Only the lines from the line containing "Rebuild this chart" through the line containing "import plotly.graph_objects as go" should be reproduced, please, with no pictures.
───── The data ─────
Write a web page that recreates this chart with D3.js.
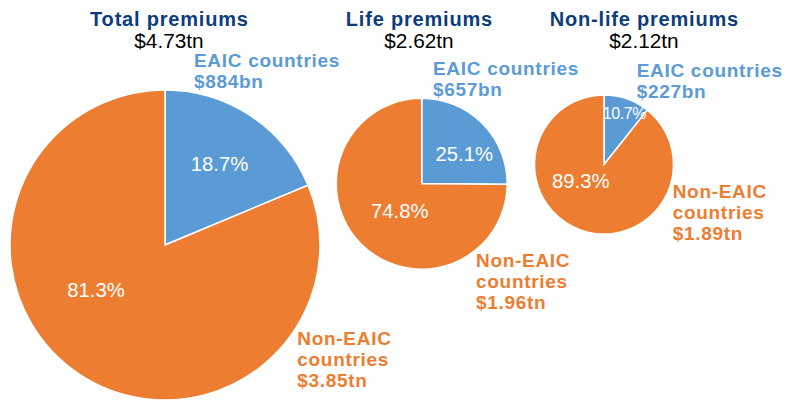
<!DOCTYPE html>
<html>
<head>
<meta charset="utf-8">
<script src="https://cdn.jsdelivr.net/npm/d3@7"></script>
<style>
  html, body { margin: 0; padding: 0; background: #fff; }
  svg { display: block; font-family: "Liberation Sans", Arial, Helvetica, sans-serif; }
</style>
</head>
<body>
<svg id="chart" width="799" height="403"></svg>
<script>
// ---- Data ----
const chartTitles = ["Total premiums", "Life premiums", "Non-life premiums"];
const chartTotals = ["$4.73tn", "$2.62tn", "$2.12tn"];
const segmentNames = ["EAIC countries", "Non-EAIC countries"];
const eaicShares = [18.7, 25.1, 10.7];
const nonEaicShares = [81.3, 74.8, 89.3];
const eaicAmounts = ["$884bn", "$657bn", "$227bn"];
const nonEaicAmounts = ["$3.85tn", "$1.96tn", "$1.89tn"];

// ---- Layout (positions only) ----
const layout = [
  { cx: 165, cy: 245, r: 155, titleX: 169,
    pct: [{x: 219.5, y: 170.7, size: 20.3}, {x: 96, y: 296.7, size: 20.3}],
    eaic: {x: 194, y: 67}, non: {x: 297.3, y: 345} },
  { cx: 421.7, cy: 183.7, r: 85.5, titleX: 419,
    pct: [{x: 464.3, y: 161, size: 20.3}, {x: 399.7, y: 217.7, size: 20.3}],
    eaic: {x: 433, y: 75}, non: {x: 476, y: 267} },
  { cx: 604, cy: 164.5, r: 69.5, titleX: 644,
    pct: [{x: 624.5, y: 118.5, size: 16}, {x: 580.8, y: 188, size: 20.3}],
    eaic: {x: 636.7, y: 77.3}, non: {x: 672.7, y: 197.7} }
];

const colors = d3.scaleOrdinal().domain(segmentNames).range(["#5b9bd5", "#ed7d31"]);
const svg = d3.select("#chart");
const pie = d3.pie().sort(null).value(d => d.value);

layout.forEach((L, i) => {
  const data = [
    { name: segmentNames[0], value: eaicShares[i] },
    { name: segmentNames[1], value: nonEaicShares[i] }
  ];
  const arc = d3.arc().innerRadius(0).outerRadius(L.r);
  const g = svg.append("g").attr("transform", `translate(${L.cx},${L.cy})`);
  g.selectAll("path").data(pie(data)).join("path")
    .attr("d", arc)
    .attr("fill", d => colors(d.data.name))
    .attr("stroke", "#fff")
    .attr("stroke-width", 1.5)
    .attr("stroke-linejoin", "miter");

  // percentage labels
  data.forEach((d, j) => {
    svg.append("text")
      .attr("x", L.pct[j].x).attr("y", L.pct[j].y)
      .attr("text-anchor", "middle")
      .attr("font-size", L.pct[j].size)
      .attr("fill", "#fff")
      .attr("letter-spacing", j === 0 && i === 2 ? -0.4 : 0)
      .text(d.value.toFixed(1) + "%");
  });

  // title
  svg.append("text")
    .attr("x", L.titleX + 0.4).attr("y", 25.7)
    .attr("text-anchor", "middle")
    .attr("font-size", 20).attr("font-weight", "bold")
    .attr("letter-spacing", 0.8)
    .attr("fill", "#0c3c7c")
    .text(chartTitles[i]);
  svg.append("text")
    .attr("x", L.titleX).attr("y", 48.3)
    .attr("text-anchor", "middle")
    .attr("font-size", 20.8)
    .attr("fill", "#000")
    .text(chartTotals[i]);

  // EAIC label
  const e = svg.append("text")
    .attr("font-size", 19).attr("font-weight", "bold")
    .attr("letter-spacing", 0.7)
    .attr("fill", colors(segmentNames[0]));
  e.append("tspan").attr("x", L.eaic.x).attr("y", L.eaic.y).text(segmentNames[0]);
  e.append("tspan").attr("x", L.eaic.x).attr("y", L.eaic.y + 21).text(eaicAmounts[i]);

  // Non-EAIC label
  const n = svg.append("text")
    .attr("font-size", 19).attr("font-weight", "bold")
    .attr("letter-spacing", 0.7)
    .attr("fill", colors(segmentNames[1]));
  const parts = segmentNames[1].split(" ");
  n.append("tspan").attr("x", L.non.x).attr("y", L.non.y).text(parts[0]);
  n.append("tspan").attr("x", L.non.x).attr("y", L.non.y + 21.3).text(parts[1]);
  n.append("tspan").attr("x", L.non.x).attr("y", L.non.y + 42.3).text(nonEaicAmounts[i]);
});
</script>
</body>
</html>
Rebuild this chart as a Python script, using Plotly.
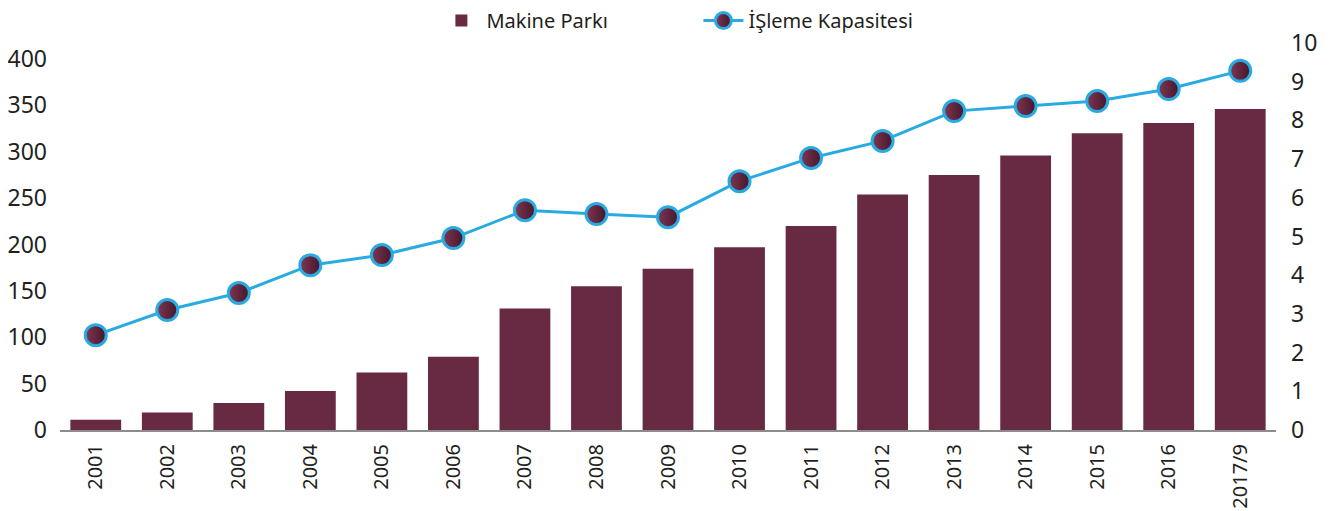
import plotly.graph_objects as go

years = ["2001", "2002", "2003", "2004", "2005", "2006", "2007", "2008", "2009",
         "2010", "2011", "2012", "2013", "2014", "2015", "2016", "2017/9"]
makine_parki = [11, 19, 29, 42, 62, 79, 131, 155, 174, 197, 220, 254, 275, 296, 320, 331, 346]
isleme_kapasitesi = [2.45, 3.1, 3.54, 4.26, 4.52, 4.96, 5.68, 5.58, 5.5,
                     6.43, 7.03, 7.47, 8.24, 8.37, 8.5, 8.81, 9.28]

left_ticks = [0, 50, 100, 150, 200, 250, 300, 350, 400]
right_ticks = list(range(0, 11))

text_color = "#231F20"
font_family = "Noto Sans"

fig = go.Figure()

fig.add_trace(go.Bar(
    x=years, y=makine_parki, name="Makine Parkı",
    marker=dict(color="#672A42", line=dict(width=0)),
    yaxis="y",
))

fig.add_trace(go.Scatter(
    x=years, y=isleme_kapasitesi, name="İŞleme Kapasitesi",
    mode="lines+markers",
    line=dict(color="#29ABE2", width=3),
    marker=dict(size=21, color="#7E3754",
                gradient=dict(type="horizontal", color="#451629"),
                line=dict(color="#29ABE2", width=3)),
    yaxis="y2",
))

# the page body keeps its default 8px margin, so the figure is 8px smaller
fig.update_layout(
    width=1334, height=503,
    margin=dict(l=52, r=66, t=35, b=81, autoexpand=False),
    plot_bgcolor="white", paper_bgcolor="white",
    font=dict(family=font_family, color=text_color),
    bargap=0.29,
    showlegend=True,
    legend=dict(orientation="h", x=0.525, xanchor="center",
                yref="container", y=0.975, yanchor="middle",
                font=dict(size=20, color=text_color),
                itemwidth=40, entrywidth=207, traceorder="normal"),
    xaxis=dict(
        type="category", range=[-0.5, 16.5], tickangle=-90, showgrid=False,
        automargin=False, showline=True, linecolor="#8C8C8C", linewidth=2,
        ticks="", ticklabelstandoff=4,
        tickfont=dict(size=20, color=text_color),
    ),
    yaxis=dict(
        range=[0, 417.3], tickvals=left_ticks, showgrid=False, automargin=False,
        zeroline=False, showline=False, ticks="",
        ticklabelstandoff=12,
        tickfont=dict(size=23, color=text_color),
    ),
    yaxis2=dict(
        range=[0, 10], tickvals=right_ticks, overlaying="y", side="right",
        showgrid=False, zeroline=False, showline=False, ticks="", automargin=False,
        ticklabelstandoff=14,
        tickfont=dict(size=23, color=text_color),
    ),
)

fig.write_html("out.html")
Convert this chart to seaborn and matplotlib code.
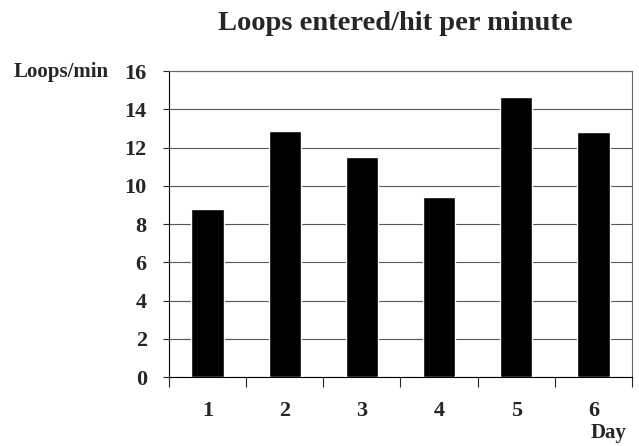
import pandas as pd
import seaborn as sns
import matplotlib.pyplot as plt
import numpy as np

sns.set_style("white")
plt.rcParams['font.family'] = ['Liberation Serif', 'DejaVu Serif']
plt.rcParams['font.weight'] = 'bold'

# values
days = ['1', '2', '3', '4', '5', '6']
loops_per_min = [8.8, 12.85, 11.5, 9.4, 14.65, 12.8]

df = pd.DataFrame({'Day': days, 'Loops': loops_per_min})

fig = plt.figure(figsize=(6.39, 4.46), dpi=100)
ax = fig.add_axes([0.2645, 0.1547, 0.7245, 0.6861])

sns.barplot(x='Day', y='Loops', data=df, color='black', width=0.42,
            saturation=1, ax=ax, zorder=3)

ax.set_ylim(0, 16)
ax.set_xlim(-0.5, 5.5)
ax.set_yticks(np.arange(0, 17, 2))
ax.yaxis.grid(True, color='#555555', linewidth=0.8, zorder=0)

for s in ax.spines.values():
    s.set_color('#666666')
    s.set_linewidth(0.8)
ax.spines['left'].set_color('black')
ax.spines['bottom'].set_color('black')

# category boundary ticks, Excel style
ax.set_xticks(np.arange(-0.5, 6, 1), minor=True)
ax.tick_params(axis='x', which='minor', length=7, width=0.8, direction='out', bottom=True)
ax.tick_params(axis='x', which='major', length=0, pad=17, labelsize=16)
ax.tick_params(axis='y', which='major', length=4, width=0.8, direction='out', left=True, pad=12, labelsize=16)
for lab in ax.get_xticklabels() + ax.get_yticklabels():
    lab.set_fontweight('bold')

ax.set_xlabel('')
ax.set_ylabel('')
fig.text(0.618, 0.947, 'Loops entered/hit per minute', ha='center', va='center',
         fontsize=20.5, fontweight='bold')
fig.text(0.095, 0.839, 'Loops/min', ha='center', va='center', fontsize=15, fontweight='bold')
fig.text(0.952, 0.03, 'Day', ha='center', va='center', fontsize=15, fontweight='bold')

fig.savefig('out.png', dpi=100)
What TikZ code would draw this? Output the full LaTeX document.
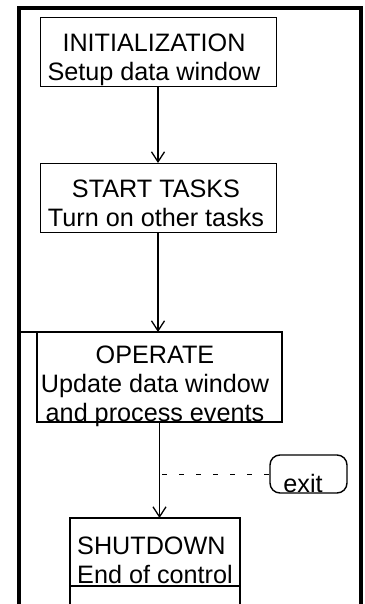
─────
§ **Complete response**:
Rebuild this chart as a Python script, using Plotly.
import plotly.graph_objects as go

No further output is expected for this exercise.